▸ WHAT YOU SHOULD DO:
Set down the material below word for word, excluding the pictures.

▸ DATA SECTION:
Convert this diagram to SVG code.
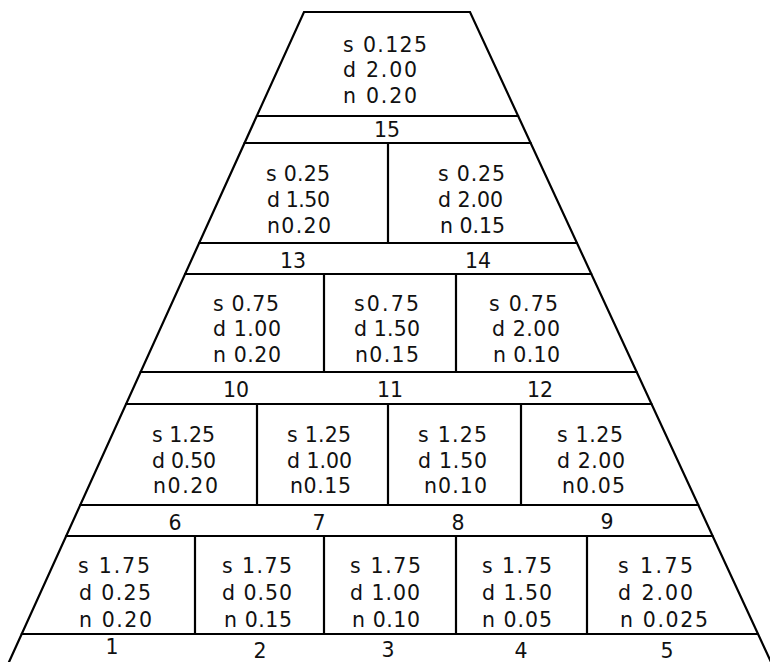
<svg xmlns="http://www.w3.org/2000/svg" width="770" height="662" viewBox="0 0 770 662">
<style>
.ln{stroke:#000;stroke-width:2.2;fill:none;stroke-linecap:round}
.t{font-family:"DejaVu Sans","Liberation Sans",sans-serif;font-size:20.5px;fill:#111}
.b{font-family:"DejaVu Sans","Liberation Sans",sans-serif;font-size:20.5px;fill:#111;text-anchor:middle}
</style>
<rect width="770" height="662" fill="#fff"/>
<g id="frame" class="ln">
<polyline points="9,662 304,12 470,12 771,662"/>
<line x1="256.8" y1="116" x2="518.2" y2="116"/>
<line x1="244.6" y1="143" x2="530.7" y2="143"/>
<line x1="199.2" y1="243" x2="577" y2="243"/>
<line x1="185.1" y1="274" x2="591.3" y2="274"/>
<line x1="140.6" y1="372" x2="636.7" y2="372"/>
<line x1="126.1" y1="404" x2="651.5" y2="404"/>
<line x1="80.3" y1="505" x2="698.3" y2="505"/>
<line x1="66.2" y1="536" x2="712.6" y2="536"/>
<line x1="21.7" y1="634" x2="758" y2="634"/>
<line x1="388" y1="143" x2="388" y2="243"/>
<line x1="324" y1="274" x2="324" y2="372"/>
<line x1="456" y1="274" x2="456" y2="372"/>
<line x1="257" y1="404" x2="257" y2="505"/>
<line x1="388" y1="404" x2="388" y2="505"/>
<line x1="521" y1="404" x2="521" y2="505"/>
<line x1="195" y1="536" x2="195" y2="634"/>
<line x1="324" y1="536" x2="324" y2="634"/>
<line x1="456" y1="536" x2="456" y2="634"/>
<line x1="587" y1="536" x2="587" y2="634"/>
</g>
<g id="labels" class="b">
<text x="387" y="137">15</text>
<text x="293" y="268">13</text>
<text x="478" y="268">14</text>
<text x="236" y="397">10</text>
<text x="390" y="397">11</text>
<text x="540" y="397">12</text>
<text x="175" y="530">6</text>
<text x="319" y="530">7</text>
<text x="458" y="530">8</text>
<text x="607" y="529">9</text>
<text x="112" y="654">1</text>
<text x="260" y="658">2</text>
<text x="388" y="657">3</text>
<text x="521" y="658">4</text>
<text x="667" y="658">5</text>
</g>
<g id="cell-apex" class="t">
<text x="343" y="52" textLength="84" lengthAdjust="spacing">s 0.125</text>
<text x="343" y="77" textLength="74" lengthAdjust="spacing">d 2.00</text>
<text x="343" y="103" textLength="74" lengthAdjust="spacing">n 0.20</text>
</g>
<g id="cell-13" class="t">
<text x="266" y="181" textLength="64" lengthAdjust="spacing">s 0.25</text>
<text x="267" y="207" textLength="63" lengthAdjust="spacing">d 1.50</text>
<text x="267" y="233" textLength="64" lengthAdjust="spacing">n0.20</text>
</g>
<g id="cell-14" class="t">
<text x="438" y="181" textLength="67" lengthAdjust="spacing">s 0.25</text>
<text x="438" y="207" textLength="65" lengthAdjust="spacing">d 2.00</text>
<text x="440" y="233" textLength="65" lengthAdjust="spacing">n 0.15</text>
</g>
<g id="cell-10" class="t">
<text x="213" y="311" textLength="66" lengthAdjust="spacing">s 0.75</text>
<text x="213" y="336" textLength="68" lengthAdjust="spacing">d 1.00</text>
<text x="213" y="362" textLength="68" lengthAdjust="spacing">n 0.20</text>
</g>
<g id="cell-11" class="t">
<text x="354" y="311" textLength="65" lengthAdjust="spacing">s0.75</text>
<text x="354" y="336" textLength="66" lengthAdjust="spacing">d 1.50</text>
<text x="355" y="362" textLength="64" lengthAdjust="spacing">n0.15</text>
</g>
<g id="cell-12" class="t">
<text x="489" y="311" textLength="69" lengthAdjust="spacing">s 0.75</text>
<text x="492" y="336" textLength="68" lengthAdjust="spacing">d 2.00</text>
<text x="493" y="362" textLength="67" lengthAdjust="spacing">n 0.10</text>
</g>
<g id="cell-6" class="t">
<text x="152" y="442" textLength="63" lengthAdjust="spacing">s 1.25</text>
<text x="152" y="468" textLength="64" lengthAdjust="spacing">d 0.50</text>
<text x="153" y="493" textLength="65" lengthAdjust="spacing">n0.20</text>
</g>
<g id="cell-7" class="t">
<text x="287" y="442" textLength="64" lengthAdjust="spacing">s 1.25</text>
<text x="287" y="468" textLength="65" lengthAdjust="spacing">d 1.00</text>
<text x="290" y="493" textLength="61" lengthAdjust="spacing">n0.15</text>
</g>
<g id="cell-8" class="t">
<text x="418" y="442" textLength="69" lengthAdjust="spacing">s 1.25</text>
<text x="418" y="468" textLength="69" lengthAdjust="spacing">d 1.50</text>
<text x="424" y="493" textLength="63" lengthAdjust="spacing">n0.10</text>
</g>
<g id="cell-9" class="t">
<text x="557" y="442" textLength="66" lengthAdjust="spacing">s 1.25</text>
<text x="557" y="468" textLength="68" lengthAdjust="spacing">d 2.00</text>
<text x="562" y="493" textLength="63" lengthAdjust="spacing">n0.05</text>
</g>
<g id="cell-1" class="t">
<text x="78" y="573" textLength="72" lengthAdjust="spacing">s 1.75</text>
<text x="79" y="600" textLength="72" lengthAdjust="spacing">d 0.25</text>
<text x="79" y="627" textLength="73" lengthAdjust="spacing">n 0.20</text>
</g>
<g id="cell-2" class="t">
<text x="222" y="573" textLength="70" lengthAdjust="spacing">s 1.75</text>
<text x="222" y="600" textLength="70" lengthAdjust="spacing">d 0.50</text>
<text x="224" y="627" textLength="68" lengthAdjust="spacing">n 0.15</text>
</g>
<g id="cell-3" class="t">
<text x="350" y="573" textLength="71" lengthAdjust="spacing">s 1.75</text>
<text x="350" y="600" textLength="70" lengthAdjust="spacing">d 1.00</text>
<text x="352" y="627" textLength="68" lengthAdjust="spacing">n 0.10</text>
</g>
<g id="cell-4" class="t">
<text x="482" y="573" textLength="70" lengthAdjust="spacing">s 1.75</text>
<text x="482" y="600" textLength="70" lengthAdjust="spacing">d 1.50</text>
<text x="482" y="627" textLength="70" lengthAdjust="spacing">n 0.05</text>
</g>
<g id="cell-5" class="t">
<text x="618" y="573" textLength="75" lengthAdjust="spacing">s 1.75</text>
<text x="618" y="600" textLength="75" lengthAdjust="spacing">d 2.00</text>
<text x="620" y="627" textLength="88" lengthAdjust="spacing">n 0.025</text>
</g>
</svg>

▸ WRITTEN RESPONSE:
Convert this diagram to SVG code.
<svg xmlns="http://www.w3.org/2000/svg" width="770" height="662" viewBox="0 0 770 662">
<style>
.ln{stroke:#000;stroke-width:2.2;fill:none;stroke-linecap:round}
.t{font-family:"DejaVu Sans","Liberation Sans",sans-serif;font-size:20.5px;fill:#111}
.b{font-family:"DejaVu Sans","Liberation Sans",sans-serif;font-size:20.5px;fill:#111;text-anchor:middle}
</style>
<rect width="770" height="662" fill="#fff"/>
<g id="frame" class="ln">
<polyline points="9,662 304,12 470,12 771,662"/>
<line x1="256.8" y1="116" x2="518.2" y2="116"/>
<line x1="244.6" y1="143" x2="530.7" y2="143"/>
<line x1="199.2" y1="243" x2="577" y2="243"/>
<line x1="185.1" y1="274" x2="591.3" y2="274"/>
<line x1="140.6" y1="372" x2="636.7" y2="372"/>
<line x1="126.1" y1="404" x2="651.5" y2="404"/>
<line x1="80.3" y1="505" x2="698.3" y2="505"/>
<line x1="66.2" y1="536" x2="712.6" y2="536"/>
<line x1="21.7" y1="634" x2="758" y2="634"/>
<line x1="388" y1="143" x2="388" y2="243"/>
<line x1="324" y1="274" x2="324" y2="372"/>
<line x1="456" y1="274" x2="456" y2="372"/>
<line x1="257" y1="404" x2="257" y2="505"/>
<line x1="388" y1="404" x2="388" y2="505"/>
<line x1="521" y1="404" x2="521" y2="505"/>
<line x1="195" y1="536" x2="195" y2="634"/>
<line x1="324" y1="536" x2="324" y2="634"/>
<line x1="456" y1="536" x2="456" y2="634"/>
<line x1="587" y1="536" x2="587" y2="634"/>
</g>
<g id="labels" class="b">
<text x="387" y="137">15</text>
<text x="293" y="268">13</text>
<text x="478" y="268">14</text>
<text x="236" y="397">10</text>
<text x="390" y="397">11</text>
<text x="540" y="397">12</text>
<text x="175" y="530">6</text>
<text x="319" y="530">7</text>
<text x="458" y="530">8</text>
<text x="607" y="529">9</text>
<text x="112" y="654">1</text>
<text x="260" y="658">2</text>
<text x="388" y="657">3</text>
<text x="521" y="658">4</text>
<text x="667" y="658">5</text>
</g>
<g id="cell-apex" class="t">
<text x="343" y="52" textLength="84" lengthAdjust="spacing">s 0.125</text>
<text x="343" y="77" textLength="74" lengthAdjust="spacing">d 2.00</text>
<text x="343" y="103" textLength="74" lengthAdjust="spacing">n 0.20</text>
</g>
<g id="cell-13" class="t">
<text x="266" y="181" textLength="64" lengthAdjust="spacing">s 0.25</text>
<text x="267" y="207" textLength="63" lengthAdjust="spacing">d 1.50</text>
<text x="267" y="233" textLength="64" lengthAdjust="spacing">n0.20</text>
</g>
<g id="cell-14" class="t">
<text x="438" y="181" textLength="67" lengthAdjust="spacing">s 0.25</text>
<text x="438" y="207" textLength="65" lengthAdjust="spacing">d 2.00</text>
<text x="440" y="233" textLength="65" lengthAdjust="spacing">n 0.15</text>
</g>
<g id="cell-10" class="t">
<text x="213" y="311" textLength="66" lengthAdjust="spacing">s 0.75</text>
<text x="213" y="336" textLength="68" lengthAdjust="spacing">d 1.00</text>
<text x="213" y="362" textLength="68" lengthAdjust="spacing">n 0.20</text>
</g>
<g id="cell-11" class="t">
<text x="354" y="311" textLength="65" lengthAdjust="spacing">s0.75</text>
<text x="354" y="336" textLength="66" lengthAdjust="spacing">d 1.50</text>
<text x="355" y="362" textLength="64" lengthAdjust="spacing">n0.15</text>
</g>
<g id="cell-12" class="t">
<text x="489" y="311" textLength="69" lengthAdjust="spacing">s 0.75</text>
<text x="492" y="336" textLength="68" lengthAdjust="spacing">d 2.00</text>
<text x="493" y="362" textLength="67" lengthAdjust="spacing">n 0.10</text>
</g>
<g id="cell-6" class="t">
<text x="152" y="442" textLength="63" lengthAdjust="spacing">s 1.25</text>
<text x="152" y="468" textLength="64" lengthAdjust="spacing">d 0.50</text>
<text x="153" y="493" textLength="65" lengthAdjust="spacing">n0.20</text>
</g>
<g id="cell-7" class="t">
<text x="287" y="442" textLength="64" lengthAdjust="spacing">s 1.25</text>
<text x="287" y="468" textLength="65" lengthAdjust="spacing">d 1.00</text>
<text x="290" y="493" textLength="61" lengthAdjust="spacing">n0.15</text>
</g>
<g id="cell-8" class="t">
<text x="418" y="442" textLength="69" lengthAdjust="spacing">s 1.25</text>
<text x="418" y="468" textLength="69" lengthAdjust="spacing">d 1.50</text>
<text x="424" y="493" textLength="63" lengthAdjust="spacing">n0.10</text>
</g>
<g id="cell-9" class="t">
<text x="557" y="442" textLength="66" lengthAdjust="spacing">s 1.25</text>
<text x="557" y="468" textLength="68" lengthAdjust="spacing">d 2.00</text>
<text x="562" y="493" textLength="63" lengthAdjust="spacing">n0.05</text>
</g>
<g id="cell-1" class="t">
<text x="78" y="573" textLength="72" lengthAdjust="spacing">s 1.75</text>
<text x="79" y="600" textLength="72" lengthAdjust="spacing">d 0.25</text>
<text x="79" y="627" textLength="73" lengthAdjust="spacing">n 0.20</text>
</g>
<g id="cell-2" class="t">
<text x="222" y="573" textLength="70" lengthAdjust="spacing">s 1.75</text>
<text x="222" y="600" textLength="70" lengthAdjust="spacing">d 0.50</text>
<text x="224" y="627" textLength="68" lengthAdjust="spacing">n 0.15</text>
</g>
<g id="cell-3" class="t">
<text x="350" y="573" textLength="71" lengthAdjust="spacing">s 1.75</text>
<text x="350" y="600" textLength="70" lengthAdjust="spacing">d 1.00</text>
<text x="352" y="627" textLength="68" lengthAdjust="spacing">n 0.10</text>
</g>
<g id="cell-4" class="t">
<text x="482" y="573" textLength="70" lengthAdjust="spacing">s 1.75</text>
<text x="482" y="600" textLength="70" lengthAdjust="spacing">d 1.50</text>
<text x="482" y="627" textLength="70" lengthAdjust="spacing">n 0.05</text>
</g>
<g id="cell-5" class="t">
<text x="618" y="573" textLength="75" lengthAdjust="spacing">s 1.75</text>
<text x="618" y="600" textLength="75" lengthAdjust="spacing">d 2.00</text>
<text x="620" y="627" textLength="88" lengthAdjust="spacing">n 0.025</text>
</g>
</svg>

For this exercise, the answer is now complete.